The "Forced From Home" exhibit opened this week and runs through Sunday. It focuses on the factors that push people out of their homes — as experienced through the displacement crises in Syria, Afghanistan, Burundi, South Sudan and Honduras.

Leirer said while the conditions that create such crises vary from war and violence to ethnic tension and economic instability, they're all connected.

"So it tends to mean that when one thing happens, it rolls into all the other ones," he explained. "And this is when that fever-pitch moment comes — when people realize that there is just no more chance of living in the place they're in, and the only real reality is to seek safety elsewhere by leaving."

Dolls made of scraps of material.
Dolls made of scraps of material sit outside of a model makeshift shelter that could be found in refugee camps.
Evan Frost | MPR News

Earlier this week, a group of sixth-graders from a charter school, the Mastery School in north Minneapolis, toured the exhibit. They encountered a display of cards representing household essentials. The students had only 30 seconds to pick five items they'd grab in a hurry, if they were forced to run.

"You must leave everything else behind," instructed a tour guide. "And we're going to meet over here. Let's meet over here for safety."

But the students couldn't hang on even to all of those meager possessions. In the rush of their escape, they were told, they had to drop first one card, then another. And they continued to drop items through the treacherous journey.

The idea is to get a sense of what it feels like to be shaken out of your bed and have to grab what you can.

The exhibit displays a boat similar to what thousands of people used to cross the Mediterranean into Greece during the height of the European refugee crisis. There is a pile of life vests representing those abandoned on the shore a couple of years ago.

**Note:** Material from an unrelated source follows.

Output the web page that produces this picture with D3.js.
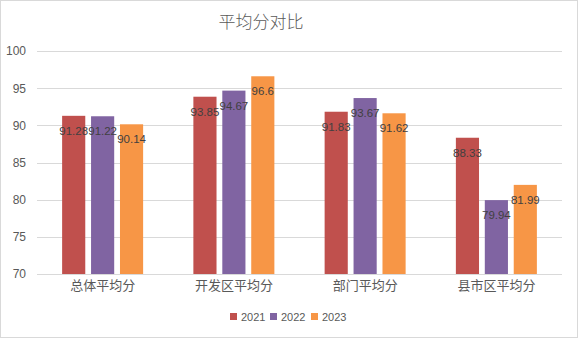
<!DOCTYPE html>
<html><head><meta charset="utf-8">
<script src="https://cdn.jsdelivr.net/npm/d3@7"></script>
<style>
html,body{margin:0;padding:0;background:#fff;}
svg{display:block;}
</style></head>
<body>
<script>
const categories = ["总体平均分","开发区平均分","部门平均分","县市区平均分"];
const seriesNames = ["2021","2022","2023"];
const values2021 = [91.28, 93.85, 91.83, 88.33];
const values2022 = [91.22, 94.67, 93.67, 79.94];
const values2023 = [90.14, 96.6, 91.62, 81.99];
const colors = ["#C0504D","#8064A2","#F79646"];
const yTicks = [70,75,80,85,90,95,100];
const title = "平均分对比";

(function(){
const W = 578, H = 338;
const svg = d3.select("body").append("svg").attr("width", W).attr("height", H);
svg.append("rect").attr("x",0.5).attr("y",0.5).attr("width",W-1).attr("height",H-1)
  .attr("fill","#fff").attr("stroke","#d9d9d9");

const pLeft = 37, pRight = 562, pTop = 51, pBottom = 274;
const y = d3.scaleLinear().domain([70,100]).range([pBottom, pTop]);
const x0 = d3.scaleBand().domain(categories).range([pLeft, pRight]).paddingInner(0).paddingOuter(0);
const groupW = 81;
const x1 = d3.scaleBand().domain(seriesNames).range([0, groupW]).paddingInner(0.2).paddingOuter(0);

const numFont = "'Liberation Sans', 'Noto Sans', sans-serif";
const cjkFont = "'Noto Sans CJK SC', sans-serif";

// gridlines
svg.append("g").selectAll("line").data(yTicks).join("line")
  .attr("x1", pLeft).attr("x2", pRight)
  .attr("y1", d => Math.round(y(d))+0.5).attr("y2", d => Math.round(y(d))+0.5)
  .attr("stroke", "#d9d9d9").attr("stroke-width", 1);

// y axis labels
const yAxis = d3.axisLeft(y).tickValues(yTicks).tickSize(0).tickPadding(0);
const ya = svg.append("g").attr("transform", `translate(${pLeft-11},0)`).call(yAxis);
ya.select(".domain").remove();
ya.selectAll("text").attr("font-family", numFont).attr("font-size", 12).attr("fill", "#595959");

// x axis labels
const xAxis = d3.axisBottom(x0).tickSize(0).tickPadding(0);
const xa = svg.append("g").attr("transform", `translate(0,${pBottom+7})`).call(xAxis);
xa.select(".domain").remove();
xa.selectAll("text").attr("font-family", cjkFont).attr("font-size", 13).attr("fill", "#595959");

const series = [values2021, values2022, values2023];
const data = [];
categories.forEach((c, i) => {
  seriesNames.forEach((s, j) => data.push({cat: c, s, v: series[j][i], color: colors[j]}));
});

const barX = d => x0(d.cat) + (x0.bandwidth() - groupW)/2 + x1(d.s);

svg.append("g").selectAll("rect").data(data).join("rect")
  .attr("x", barX)
  .attr("y", d => y(d.v))
  .attr("width", x1.bandwidth())
  .attr("height", d => y(70) - y(d.v))
  .attr("fill", d => d.color);

svg.append("g").selectAll("text").data(data).join("text")
  .attr("x", d => barX(d) + x1.bandwidth()/2)
  .attr("y", d => y(d.v) + 19)
  .attr("text-anchor", "middle")
  .attr("font-family", numFont).attr("font-size", 11.5).attr("fill", "#404040")
  .text(d => d.v);

// title
svg.append("text").attr("x", 261).attr("y", 28).attr("text-anchor","middle")
  .attr("font-family", cjkFont).attr("font-weight", 300).attr("font-size", 17).attr("fill", "#595959").text(title);

// legend
const lg = svg.append("g");
const legX = [230, 270, 311];
seriesNames.forEach((s, j) => {
  lg.append("rect").attr("x", legX[j]).attr("y", 313).attr("width", 7).attr("height", 7).attr("fill", colors[j]);
  lg.append("text").attr("x", legX[j]+11).attr("y", 321).attr("font-family", numFont)
    .attr("font-size", 11).attr("fill", "#595959").text(s);
});
})();
</script>
</body></html>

A Doctors Without Borders guide holds up a card MUAC band.
A Doctors Without Borders guide holds up a card MUAC band, which stands for Mid Upper Arm Circumference.
Evan Frost | MPR News

Leirer uses each one of the stops as an opportunity to talk about the larger displacement crisis.

"These boats themselves, when they launch from the Libyan coast, if they do not encounter a search and rescue vessel like ours, they do not make it to land," he said. "They perish at sea."

From there, visitors move on to a makeshift border fence. People who were assigned an internally displaced identity stand on one side; asylum seekers and refugees stand on the other.

Leirer said this part of the exhibit explains what it means to be "stateless" — like the 700,000 Rohingya Muslims who fled persecution from Myanmar last year. "This is incredibly important, because it's very poignant to the current moment," he said.

At the end of the refugee journey stand examples of so-called final destinations like a basic camp made of scraps of cloth and plastic sheeting, as typically seen in Mogadishu, or a more modern tent, as typically seen in France.

A panel discussion with Doctors Without Borders is set for 7:30 p.m. Wednesday at the University of Minnesota's Coffman Memorial Union.